Patrick Keliher, commissioner of the Department of Marine Resources, testified Monday in support of the bill, which is being sponsored as an emergency measure, meaning the study commission would be formed immediately after enactment.
“Every day we hear from fishermen that the conditions they have seen on the water have been changing rapidly and dramatically in recent years,” said Keliher. “Water temperatures are warmer, sheds are less predictable, new species are present and others are disappearing. Acidification is one of many stressors in our marine environment, and there is much we do not know about the sensitivity of important commercial and recreational fisheries to reduced pH.”
The pH scale is used to measure acidity. According to testimony from the Rockland-based Island Institute, the pH in the Gulf of Maine stood at about 8.2 for 600,000 years but has dropped to 8.1 in the past two centuries.

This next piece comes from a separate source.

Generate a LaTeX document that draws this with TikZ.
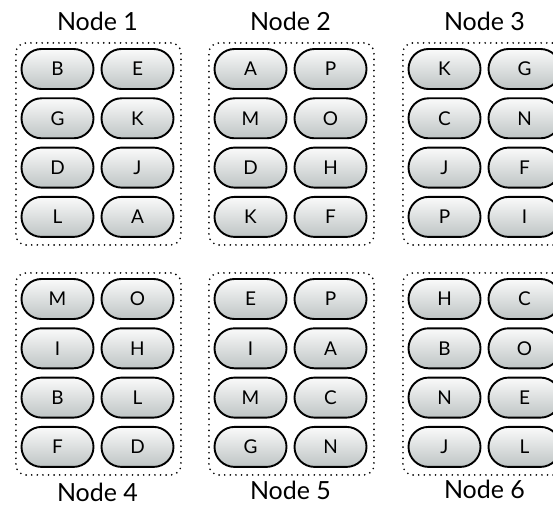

That might not seem like much, said Susie Arnold, a marine scientist for the institute, but because acidity is measured on a logarithmic scale, 8.1 is 30 times more acidic than 8.2. The Gulf of Maine is especially susceptible to acidification because of water temperatures and an above-average influx of fresh water.
The rise in acidity is thought to be due to carbon dioxide, which finds its way to the oceans after being produced by the burning of fossil fuels, either through the air or stormwater runoff. Acidification has already been linked to precipitous drops in populations of organisms with shells and exoskeletons on the West Coast and now there is growing concern that the trend will decimate shellfish, lobsters and micro-organisms here on the Maine coast.
“Right now, we’re really looking to understand what we don’t know,” said Nick Battista of the Island Institute, which will host an ocean acidification forum beginning at 9 a.m. on Thursday at the Governor Hill Mansion in Augusta.
Joe Payne of Westbrook, Casco baykeeper for Friends of Casco Bay, said small-scale observations show higher acidity in some areas of Casco Bay where shellfish harvesters aren’t finding their bounty.
“We have anecdotal information from the harvesters themselves,” said Payne. “They say there’s more and more dead mud. There’s mud they can’t harvest from, and Casco Bay is not unique to the coast of Maine. There are more and more areas where they can’t harvest a day’s pay worth of clams.”
The lobstermen are also concerned, according to David Cousins, president of the Maine Lobstermen’s Association.
“The more I hear about it, the more I have concerns,” said Cousins. “We don’t really know the effects of ocean acidification on lobsters, but we do know the effects on shellfish and clams and it’s not positive. As long as the industrial nations of the world use fossil fuel, it’s going to get worse.”
Bill Mook, who has owned Mook Sea Farm, an oyster seed hatchery in Damariscotta, since 1985, said he also has noticed that when the water acidity is higher, such as after a storm, his oyster seeds suffer.
No one spoke against the bill during a public hearing on Monday, but if the study moves forward the question becomes what to do with the results if they say that disastrous acidification has arrived. Ivy Frignoca, an attorney for the Conservation Law Foundation, said that despite being nearly powerless in some ways — such as stemming carbon dioxide emissions in upwind states — Maine can take steps against ocean acidification.
“The carbon, as we understand it, is coming from all fossil fuel emissions and there’s not a whole lot we can do about that because some of it is coming from outside the region,” she said. “The second source is from stormwater runoff and that is something we can do something about.”